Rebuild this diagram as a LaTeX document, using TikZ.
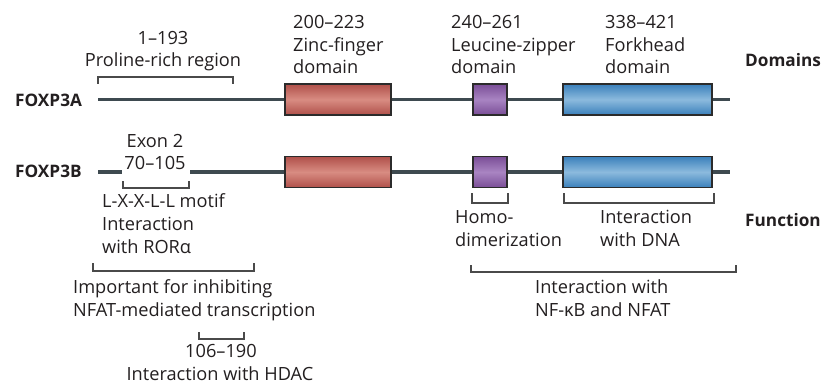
\documentclass[tikz,border=0pt]{standalone}
\usepackage{fontspec}
\setmainfont{Open Sans}
\begin{document}
\begin{tikzpicture}[x=1pt,y=-1pt,
  txt/.style={inner sep=0pt,text=ink,font=\fontsize{18.2}{22}\selectfont},
  lab/.style={txt,font=\fontsize{17.2}{21}\selectfont\bfseries},
  chain/.style={line width=3pt,draw=backbone},
  brk/.style={line width=1.3pt,draw=bracketgray},
  dombox/.style={draw=boxedge,line width=1.4pt,inner sep=0pt,minimum height=31pt},
  zinc/.style={dombox,top color=redE,bottom color=redE,middle color=redM},
  leu/.style={dombox,top color=purE,bottom color=purE,middle color=purM},
  fork/.style={dombox,top color=bluE,bottom color=bluE,middle color=bluM}]
\definecolor{ink}{HTML}{231F20}
\definecolor{backbone}{HTML}{3E4A50}
\definecolor{bracketgray}{HTML}{4A4A4A}
\definecolor{boxedge}{HTML}{2B2B2B}
\definecolor{redE}{HTML}{B0504A}
\definecolor{redM}{HTML}{D88C82}
\definecolor{purE}{HTML}{7A4E97}
\definecolor{purM}{HTML}{A984C2}
\definecolor{bluE}{HTML}{3A80BB}
\definecolor{bluM}{HTML}{8CBADD}
\useasboundingbox (0,0) rectangle (822,385);

% ---- FOXP3A backbone ----
\coordinate (a0) at (98,99.5);
\coordinate (a1) at (730,99.5);
\draw[chain] (a0) -- (a1);
\node[zinc,minimum width=106pt] (zfA) at (338,99.5) {};
\node[leu,minimum width=34pt] (lzA) at (490,99.5) {};
\node[fork,minimum width=149pt] (fhA) at (637.5,99.5) {};

% ---- FOXP3B backbone (exon 2 spliced out) ----
\coordinate (b0) at (98,172);
\coordinate (b1) at (122,172);
\coordinate (b2) at (190,172);
\coordinate (b3) at (730,172);
\draw[chain] (b0) -- (b1);
\draw[chain] (b2) -- (b3);
\node[zinc,minimum width=106pt] (zfB) at (338,172) {};
\node[leu,minimum width=34pt] (lzB) at (490,172) {};
\node[fork,minimum width=149pt] (fhB) at (637.5,172) {};

% ---- row labels ----
\node[lab,anchor=base west] (nA) at (15,107) {FOXP3A};
\node[lab,anchor=base west] (nB) at (15,178) {FOXP3B};
\node[lab,anchor=base west] (nDom) at (745,67) {Domains};
\node[lab,anchor=base west] (nFun) at (745,226) {Function};

% ---- domain annotations ----
\draw[brk] (98,84) -- (98,77) -- (233,77) -- (233,84);
\node[txt,anchor=base] (pr1) at (163,45) {1–193};
\node[txt,anchor=base] (pr2) at (163,67) {Proline-rich region};

\node[txt,anchor=base west] (zf1) at (293,29) {200–223};
\node[txt,anchor=base west] (zf2) at (293,52) {Zinc-finger};
\node[txt,anchor=base west] (zf3) at (293,74) {domain};

\node[txt,anchor=base west] (lz1) at (451,29) {240–261};
\node[txt,anchor=base west] (lz2) at (451,52) {Leucine-zipper};
\node[txt,anchor=base west] (lz3) at (451,74) {domain};

\node[txt,anchor=base west] (fh1) at (605,29) {338–421};
\node[txt,anchor=base west] (fh2) at (605,52) {Forkhead};
\node[txt,anchor=base west] (fh3) at (605,74) {domain};

% ---- exon 2 ----
\node[txt,anchor=base] (ex1) at (155,147) {Exon 2};
\node[txt,anchor=base] (ex2) at (155,169) {70–105};
\draw[brk] (123,181) -- (123,188) -- (189,188) -- (189,181);
\node[txt,anchor=base west] (mo1) at (102,207) {L-X-X-L-L motif};
\node[txt,anchor=base west] (mo2) at (102,230) {Interaction};
\node[txt,anchor=base west] (mo3) at (102,253) {with RORα};

\draw[brk] (93,263) -- (93,271) -- (254,271) -- (254,263);
\node[txt,anchor=base west] (nf1) at (73,293) {Important for inhibiting};
\node[txt,anchor=base west] (nf2) at (73,316) {NFAT-mediated transcription};

\draw[brk] (199,332) -- (199,339) -- (244,339) -- (244,332);
\node[txt,anchor=base] (hd1) at (221,357) {106–190};
\node[txt,anchor=base] (hd2) at (220,380) {Interaction with HDAC};

% ---- C-terminal functions ----
\draw[brk] (472,193) -- (472,203) -- (508,203) -- (508,193);
\node[txt,anchor=base west] (ho1) at (455,223) {Homo-};
\node[txt,anchor=base west] (ho2) at (455,246) {dimerization};

\draw[brk] (564,193) -- (564,203) -- (714,203) -- (714,193);
\node[txt,anchor=base west] (dn1) at (600,223) {Interaction};
\node[txt,anchor=base west] (dn2) at (600,246) {with DNA};

\draw[brk] (471,265) -- (471,272) -- (736,272) -- (736,265);
\node[txt,anchor=base west] (kb1) at (535,293) {Interaction with};
\node[txt,anchor=base west] (kb2) at (535,316) {NF-κB and NFAT};
\end{tikzpicture}
\end{document}
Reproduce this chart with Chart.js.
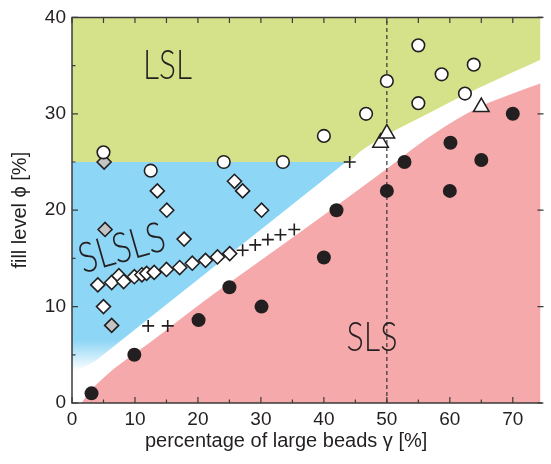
<!DOCTYPE html>
<html>
<head>
<meta charset="utf-8">
<script src="https://cdn.jsdelivr.net/npm/chart.js@4.4.1/dist/chart.umd.min.js"></script>
<style>
  html, body { margin: 0; padding: 0; background: #fff; }
</style>
</head>
<body>
<canvas id="phase-chart" width="551" height="464"></canvas>
<script>
// measured states, gamma = percentage of large beads [%], phi = fill level [%]
var lslGamma = [5, 12.5, 24.1, 33.5, 40, 46.7, 50, 55, 55, 58.7, 62.4, 63.8];
var lslPhi   = [26, 24.1, 25, 25, 27.7, 30, 33.4, 37.1, 31.1, 34.1, 32.1, 35.1];

var slsGamma = [3.1, 9.9, 20.1, 25, 30.1, 40, 42, 50, 52.8, 60, 60.1, 65, 70];
var slsPhi   = [1, 5, 8.6, 12, 10, 15.1, 20, 22, 25, 22, 27, 25.2, 30];

var triGamma = [49, 50, 65];
var triPhi   = [27.0, 27.95, 30.7];

var crossGamma = [12.1, 15.2, 27.1, 29.1, 31.1, 33.1, 35.3, 44.1];
var crossPhi   = [8, 8, 15.85, 16.4, 16.95, 17.45, 18, 25];

var diaGamma = [5, 4.1, 6.3, 7.45, 8.2, 9.9, 11.1, 11.85, 13.05, 15, 17.1, 19.1, 21.2, 23.1, 25.05,
                13.55, 15.05, 17.8, 25.8, 27.1, 30.1];
var diaPhi   = [10, 12.25, 12.5, 13.2, 12.6, 13.1, 13.3, 13.45, 13.55, 13.85, 14.05, 14.5, 14.8, 15.15, 15.5,
                22, 20, 17, 23, 22, 20];

var grayGamma = [5.1, 5.25, 6.3];
var grayPhi   = [25, 18, 8.05];

// phase boundaries
var pinkGamma  = [1.5, 3, 4.5, 6, 9, 12, 20, 30, 40, 50, 55, 60, 65, 70, 75];
var pinkPhi    = [0, 1.3, 2.3, 3.2, 4.7, 6.1, 10.1, 14.8, 19.5, 24.3, 26.8, 29.0, 30.8, 32.1, 33.3];
var greenGamma = [0, 43.5, 46, 50, 55, 60, 65, 70, 75];
var greenPhi   = [25, 25, 26.2, 27.8, 29.5, 31.2, 32.8, 34.3, 35.8];
var blueGamma  = [0, 3.8, 43.5];
var bluePhi    = [3.0, 4.4, 25];

var xTicks = [0, 10, 20, 30, 40, 50, 60, 70];

var ink = '#231f20';

function toPoints(xs, ys) {
    var pts = [];
    for (var i = 0; i < xs.length; i++) {
        pts.push({x: xs[i], y: ys[i]});
    }
    return pts;
}

// soft fade of the blue area towards the lower left corner
function blueFill(context) {
    var chart = context.chart;
    if (!chart.chartArea) return '#8ed6f5';
    var y = chart.scales.y;
    var g = chart.ctx.createLinearGradient(0, y.getPixelForValue(3.3), 0, y.getPixelForValue(6.5));
    g.addColorStop(0, 'rgba(142,214,245,0)');
    g.addColorStop(1, 'rgba(142,214,245,1)');
    return g;
}

// frame, inner ticks, region labels, x title
var framePlugin = {
    id: 'frame',
    afterDatasetsDraw: function(chart) {
        var c = chart.ctx;
        var a = chart.chartArea;
        var xs = chart.scales.x, ys = chart.scales.y;
        c.save();
        c.strokeStyle = '#3b3b3b';
        c.lineWidth = 1.5;
        c.beginPath();
        c.moveTo(a.right + 2, a.top);
        c.lineTo(a.left, a.top);
        c.lineTo(a.left, a.bottom);
        c.lineTo(a.right + 2, a.bottom);
        c.stroke();

        c.lineWidth = 1.2;
        c.beginPath();
        for (var v = 0; v <= 75; v += 5) {
            var px = xs.getPixelForValue(v);
            if (px > a.right + 1) break;
            var len = v % 10 === 0 ? 6 : 3.5;
            c.moveTo(px, a.bottom); c.lineTo(px, a.bottom - len);
            c.moveTo(px, a.top); c.lineTo(px, a.top + 5.5);
        }
        for (var w = 0; w <= 40; w += 5) {
            var py = ys.getPixelForValue(w);
            var l2 = w % 10 === 0 ? 6 : 3.5;
            c.moveTo(a.left, py); c.lineTo(a.left + l2, py);
            if (w % 10 === 0) { c.moveTo(a.right + 3, py); c.lineTo(a.right - 3, py); }
        }
        c.stroke();

        // region labels (thin condensed look)
        c.fillStyle = ink;
        c.font = '300 42px Lato, "Liberation Sans"';
        c.textAlign = 'center';
        c.textBaseline = 'alphabetic';
        function label(text, cx, cy, rot, sx) {
            c.save();
            c.translate(cx, cy);
            c.rotate(rot);
            var wid = c.measureText(text).width;
            c.scale(sx / wid, 1);
            c.fillText(text, 0, 15);
            c.restore();
        }
        label('LSL', 167.5, 64, 0, 49);
        label('SLS', 372, 336, 0, 51);
        label('SLSLS', 121.5, 247, -16 * Math.PI / 180, 88);

        // x axis title
        c.font = '20px "Liberation Sans"';
        c.fillText('percentage of large beads γ [%]', xs.getPixelForValue(34), 447);
        c.restore();
    }
};

var ctx = document.getElementById('phase-chart').getContext('2d');

var chart = new Chart(ctx, {
    type: 'scatter',
    data: {
        datasets: [{
            label: 'LSL',
            data: toPoints(lslGamma, lslPhi),
            pointStyle: 'circle',
            pointRadius: 6.3,
            backgroundColor: '#ffffff',
            borderColor: ink,
            borderWidth: 1.6,
            order: 0
        }, {
            label: 'SLS',
            data: toPoints(slsGamma, slsPhi),
            pointStyle: 'circle',
            pointRadius: 7,
            backgroundColor: ink,
            borderColor: ink,
            borderWidth: 0,
            order: 0
        }, {
            label: 'triangles',
            data: toPoints(triGamma, triPhi),
            pointStyle: 'triangle',
            pointRadius: 9,
            backgroundColor: '#ffffff',
            borderColor: ink,
            borderWidth: 1.5,
            order: 0
        }, {
            label: 'crosses',
            data: toPoints(crossGamma, crossPhi),
            pointStyle: 'cross',
            pointRadius: 6,
            borderColor: ink,
            borderWidth: 1.6,
            order: 0
        }, {
            label: 'SLSLS',
            data: toPoints(diaGamma, diaPhi),
            pointStyle: 'rectRot',
            pointRadius: 7,
            backgroundColor: '#ffffff',
            borderColor: ink,
            borderWidth: 1.6,
            order: 0
        }, {
            label: 'gray',
            data: toPoints(grayGamma, grayPhi),
            pointStyle: 'rectRot',
            pointRadius: 7,
            backgroundColor: '#c3c3c3',
            borderColor: ink,
            borderWidth: 1.6,
            order: 0
        }, {
            type: 'line',
            label: 'gamma50',
            data: [{x: 50, y: 0}, {x: 50, y: 40}],
            borderColor: '#333333',
            borderWidth: 1.2,
            borderDash: [4, 3],
            pointRadius: 0,
            fill: false,
            order: 5
        }, {
            type: 'line',
            label: 'pink',
            data: toPoints(pinkGamma, pinkPhi),
            borderWidth: 0,
            pointRadius: 0,
            cubicInterpolationMode: 'monotone',
            backgroundColor: '#f6a9ab',
            fill: 'start',
            order: 10
        }, {
            type: 'line',
            label: 'green',
            data: toPoints(greenGamma, greenPhi),
            borderWidth: 0,
            pointRadius: 0,
            cubicInterpolationMode: 'monotone',
            backgroundColor: '#d5e28a',
            fill: 'end',
            order: 10
        }, {
            type: 'line',
            label: 'blue',
            data: toPoints(blueGamma, bluePhi),
            borderWidth: 0,
            pointRadius: 0,
            backgroundColor: blueFill,
            fill: {value: 25},
            order: 10
        }]
    },
    options: {
        responsive: false,
        animation: false,
        devicePixelRatio: 1,
        layout: { padding: { top: 13, left: 0, right: 0, bottom: 0 } },
        plugins: {
            legend: { display: false },
            tooltip: { enabled: false }
        },
        scales: {
            x: {
                type: 'linear',
                min: 0,
                max: 74.4,
                grid: { display: false, drawTicks: false },
                border: { display: false },
                afterBuildTicks: function(s) {
                    s.ticks = xTicks.map(function(v) { return {value: v}; });
                },
                afterFit: function(s) { s.height = 61; },
                ticks: {
                    padding: 5,
                    color: ink,
                    font: { family: 'Liberation Sans', size: 19 }
                }
            },
            y: {
                min: 0,
                max: 40,
                grid: { display: false, drawTicks: false },
                border: { display: false },
                afterFit: function(s) { s.width = 72; },
                ticks: {
                    stepSize: 10,
                    padding: 6,
                    color: ink,
                    font: { family: 'Liberation Sans', size: 19 }
                },
                title: {
                    display: true,
                    text: 'fill level ϕ [%]',
                    color: ink,
                    padding: { top: 8, bottom: 0 },
                    font: { family: 'Liberation Sans', size: 20 }
                }
            }
        }
    },
    plugins: [framePlugin]
});
</script>
</body>
</html>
•••
GIVEN TASK →
Pictures should be left out. Retype only the run of lines from the line containing "Reproduce this chart with Chart.js." to the line containing "[25, 18, 8.05];", inclusive.

ANSWER FOR THE TASK →
Reproduce this chart with Chart.js.
<!DOCTYPE html>
<html>
<head>
<meta charset="utf-8">
<script src="https://cdn.jsdelivr.net/npm/chart.js@4.4.1/dist/chart.umd.min.js"></script>
<style>
  html, body { margin: 0; padding: 0; background: #fff; }
</style>
</head>
<body>
<canvas id="phase-chart" width="551" height="464"></canvas>
<script>
// measured states, gamma = percentage of large beads [%], phi = fill level [%]
var lslGamma = [5, 12.5, 24.1, 33.5, 40, 46.7, 50, 55, 55, 58.7, 62.4, 63.8];
var lslPhi   = [26, 24.1, 25, 25, 27.7, 30, 33.4, 37.1, 31.1, 34.1, 32.1, 35.1];

var slsGamma = [3.1, 9.9, 20.1, 25, 30.1, 40, 42, 50, 52.8, 60, 60.1, 65, 70];
var slsPhi   = [1, 5, 8.6, 12, 10, 15.1, 20, 22, 25, 22, 27, 25.2, 30];

var triGamma = [49, 50, 65];
var triPhi   = [27.0, 27.95, 30.7];

var crossGamma = [12.1, 15.2, 27.1, 29.1, 31.1, 33.1, 35.3, 44.1];
var crossPhi   = [8, 8, 15.85, 16.4, 16.95, 17.45, 18, 25];

var diaGamma = [5, 4.1, 6.3, 7.45, 8.2, 9.9, 11.1, 11.85, 13.05, 15, 17.1, 19.1, 21.2, 23.1, 25.05,
                13.55, 15.05, 17.8, 25.8, 27.1, 30.1];
var diaPhi   = [10, 12.25, 12.5, 13.2, 12.6, 13.1, 13.3, 13.45, 13.55, 13.85, 14.05, 14.5, 14.8, 15.15, 15.5,
                22, 20, 17, 23, 22, 20];

var grayGamma = [5.1, 5.25, 6.3];
var grayPhi   = [25, 18, 8.05];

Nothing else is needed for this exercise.